Work instructions
Restate the material word for word and leave out anything that is a picture.

---------- Data excerpt ----------

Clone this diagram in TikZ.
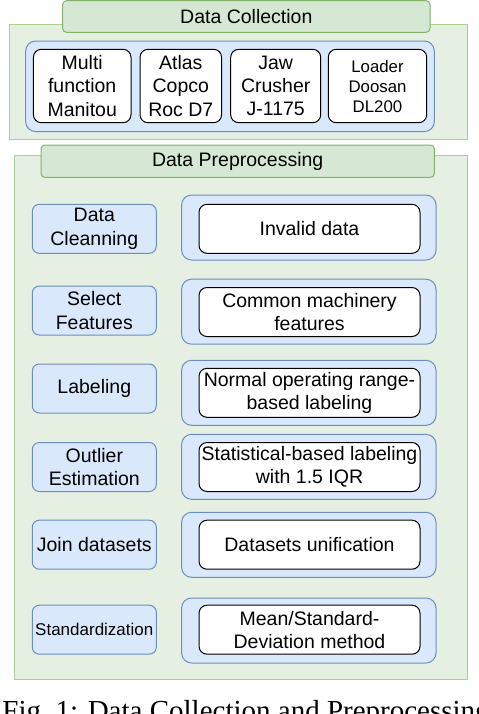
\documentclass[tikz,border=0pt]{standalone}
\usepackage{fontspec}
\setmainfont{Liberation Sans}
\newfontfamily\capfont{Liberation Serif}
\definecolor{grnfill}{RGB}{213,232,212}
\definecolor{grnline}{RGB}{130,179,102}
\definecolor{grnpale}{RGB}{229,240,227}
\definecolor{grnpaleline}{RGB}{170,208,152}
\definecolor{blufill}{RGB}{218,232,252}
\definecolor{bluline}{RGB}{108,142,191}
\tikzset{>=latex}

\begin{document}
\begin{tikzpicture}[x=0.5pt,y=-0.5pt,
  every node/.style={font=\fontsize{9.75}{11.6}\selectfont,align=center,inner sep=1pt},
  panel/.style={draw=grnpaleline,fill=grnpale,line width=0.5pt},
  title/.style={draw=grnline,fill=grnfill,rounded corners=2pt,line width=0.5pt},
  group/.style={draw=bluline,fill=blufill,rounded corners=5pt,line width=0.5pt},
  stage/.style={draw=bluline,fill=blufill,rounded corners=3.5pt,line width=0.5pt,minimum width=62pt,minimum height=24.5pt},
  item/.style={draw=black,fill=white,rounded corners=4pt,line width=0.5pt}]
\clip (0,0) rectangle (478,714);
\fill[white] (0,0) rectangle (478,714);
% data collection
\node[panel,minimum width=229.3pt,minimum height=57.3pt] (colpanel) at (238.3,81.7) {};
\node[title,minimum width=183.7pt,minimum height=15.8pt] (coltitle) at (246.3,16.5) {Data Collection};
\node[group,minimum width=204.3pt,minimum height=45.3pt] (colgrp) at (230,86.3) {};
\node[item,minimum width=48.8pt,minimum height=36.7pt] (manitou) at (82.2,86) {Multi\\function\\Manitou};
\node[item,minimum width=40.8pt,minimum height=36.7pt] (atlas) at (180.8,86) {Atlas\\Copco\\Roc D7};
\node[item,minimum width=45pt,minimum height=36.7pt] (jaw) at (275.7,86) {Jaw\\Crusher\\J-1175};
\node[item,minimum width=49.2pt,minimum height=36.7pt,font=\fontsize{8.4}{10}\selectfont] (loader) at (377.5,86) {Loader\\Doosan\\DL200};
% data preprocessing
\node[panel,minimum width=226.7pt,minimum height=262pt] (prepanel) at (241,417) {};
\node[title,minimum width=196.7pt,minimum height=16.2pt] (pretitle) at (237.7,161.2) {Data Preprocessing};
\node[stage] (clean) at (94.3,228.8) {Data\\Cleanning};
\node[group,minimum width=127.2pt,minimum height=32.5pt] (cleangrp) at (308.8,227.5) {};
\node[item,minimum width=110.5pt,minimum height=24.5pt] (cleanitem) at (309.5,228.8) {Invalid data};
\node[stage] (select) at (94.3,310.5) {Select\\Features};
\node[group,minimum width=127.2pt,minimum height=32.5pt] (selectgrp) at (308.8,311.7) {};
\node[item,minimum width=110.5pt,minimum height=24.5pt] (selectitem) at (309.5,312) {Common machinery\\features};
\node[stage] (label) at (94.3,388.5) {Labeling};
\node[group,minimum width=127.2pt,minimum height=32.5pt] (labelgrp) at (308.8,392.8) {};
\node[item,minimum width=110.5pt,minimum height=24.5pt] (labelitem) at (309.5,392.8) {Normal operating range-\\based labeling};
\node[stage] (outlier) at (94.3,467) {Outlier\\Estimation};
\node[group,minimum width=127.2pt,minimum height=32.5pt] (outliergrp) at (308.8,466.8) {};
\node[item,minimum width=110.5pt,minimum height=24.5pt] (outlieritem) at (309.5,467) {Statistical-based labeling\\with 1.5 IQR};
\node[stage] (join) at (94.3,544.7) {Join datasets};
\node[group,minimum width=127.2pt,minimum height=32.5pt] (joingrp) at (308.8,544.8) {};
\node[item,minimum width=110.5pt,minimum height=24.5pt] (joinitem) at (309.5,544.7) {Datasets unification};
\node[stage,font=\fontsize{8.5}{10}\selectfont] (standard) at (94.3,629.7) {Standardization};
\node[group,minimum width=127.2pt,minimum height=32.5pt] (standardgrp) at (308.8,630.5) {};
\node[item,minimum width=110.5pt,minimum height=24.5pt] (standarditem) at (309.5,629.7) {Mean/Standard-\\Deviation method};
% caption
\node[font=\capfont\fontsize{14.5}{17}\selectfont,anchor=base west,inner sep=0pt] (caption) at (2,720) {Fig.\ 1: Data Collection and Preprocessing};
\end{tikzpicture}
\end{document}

----------

Expected answer
Clone this diagram in TikZ.
\documentclass[tikz,border=0pt]{standalone}
\usepackage{fontspec}
\setmainfont{Liberation Sans}
\newfontfamily\capfont{Liberation Serif}
\definecolor{grnfill}{RGB}{213,232,212}
\definecolor{grnline}{RGB}{130,179,102}
\definecolor{grnpale}{RGB}{229,240,227}
\definecolor{grnpaleline}{RGB}{170,208,152}
\definecolor{blufill}{RGB}{218,232,252}
\definecolor{bluline}{RGB}{108,142,191}
\tikzset{>=latex}

\begin{document}
\begin{tikzpicture}[x=0.5pt,y=-0.5pt,
  every node/.style={font=\fontsize{9.75}{11.6}\selectfont,align=center,inner sep=1pt},
  panel/.style={draw=grnpaleline,fill=grnpale,line width=0.5pt},
  title/.style={draw=grnline,fill=grnfill,rounded corners=2pt,line width=0.5pt},
  group/.style={draw=bluline,fill=blufill,rounded corners=5pt,line width=0.5pt},
  stage/.style={draw=bluline,fill=blufill,rounded corners=3.5pt,line width=0.5pt,minimum width=62pt,minimum height=24.5pt},
  item/.style={draw=black,fill=white,rounded corners=4pt,line width=0.5pt}]
\clip (0,0) rectangle (478,714);
\fill[white] (0,0) rectangle (478,714);
% data collection
\node[panel,minimum width=229.3pt,minimum height=57.3pt] (colpanel) at (238.3,81.7) {};
\node[title,minimum width=183.7pt,minimum height=15.8pt] (coltitle) at (246.3,16.5) {Data Collection};
\node[group,minimum width=204.3pt,minimum height=45.3pt] (colgrp) at (230,86.3) {};
\node[item,minimum width=48.8pt,minimum height=36.7pt] (manitou) at (82.2,86) {Multi\\function\\Manitou};
\node[item,minimum width=40.8pt,minimum height=36.7pt] (atlas) at (180.8,86) {Atlas\\Copco\\Roc D7};
\node[item,minimum width=45pt,minimum height=36.7pt] (jaw) at (275.7,86) {Jaw\\Crusher\\J-1175};
\node[item,minimum width=49.2pt,minimum height=36.7pt,font=\fontsize{8.4}{10}\selectfont] (loader) at (377.5,86) {Loader\\Doosan\\DL200};
% data preprocessing
\node[panel,minimum width=226.7pt,minimum height=262pt] (prepanel) at (241,417) {};
\node[title,minimum width=196.7pt,minimum height=16.2pt] (pretitle) at (237.7,161.2) {Data Preprocessing};
\node[stage] (clean) at (94.3,228.8) {Data\\Cleanning};
\node[group,minimum width=127.2pt,minimum height=32.5pt] (cleangrp) at (308.8,227.5) {};
\node[item,minimum width=110.5pt,minimum height=24.5pt] (cleanitem) at (309.5,228.8) {Invalid data};
\node[stage] (select) at (94.3,310.5) {Select\\Features};
\node[group,minimum width=127.2pt,minimum height=32.5pt] (selectgrp) at (308.8,311.7) {};
\node[item,minimum width=110.5pt,minimum height=24.5pt] (selectitem) at (309.5,312) {Common machinery\\features};
\node[stage] (label) at (94.3,388.5) {Labeling};
\node[group,minimum width=127.2pt,minimum height=32.5pt] (labelgrp) at (308.8,392.8) {};
\node[item,minimum width=110.5pt,minimum height=24.5pt] (labelitem) at (309.5,392.8) {Normal operating range-\\based labeling};
\node[stage] (outlier) at (94.3,467) {Outlier\\Estimation};
\node[group,minimum width=127.2pt,minimum height=32.5pt] (outliergrp) at (308.8,466.8) {};
\node[item,minimum width=110.5pt,minimum height=24.5pt] (outlieritem) at (309.5,467) {Statistical-based labeling\\with 1.5 IQR};
\node[stage] (join) at (94.3,544.7) {Join datasets};
\node[group,minimum width=127.2pt,minimum height=32.5pt] (joingrp) at (308.8,544.8) {};
\node[item,minimum width=110.5pt,minimum height=24.5pt] (joinitem) at (309.5,544.7) {Datasets unification};
\node[stage,font=\fontsize{8.5}{10}\selectfont] (standard) at (94.3,629.7) {Standardization};
\node[group,minimum width=127.2pt,minimum height=32.5pt] (standardgrp) at (308.8,630.5) {};
\node[item,minimum width=110.5pt,minimum height=24.5pt] (standarditem) at (309.5,629.7) {Mean/Standard-\\Deviation method};
% caption
\node[font=\capfont\fontsize{14.5}{17}\selectfont,anchor=base west,inner sep=0pt] (caption) at (2,720) {Fig.\ 1: Data Collection and Preprocessing};
\end{tikzpicture}
\end{document}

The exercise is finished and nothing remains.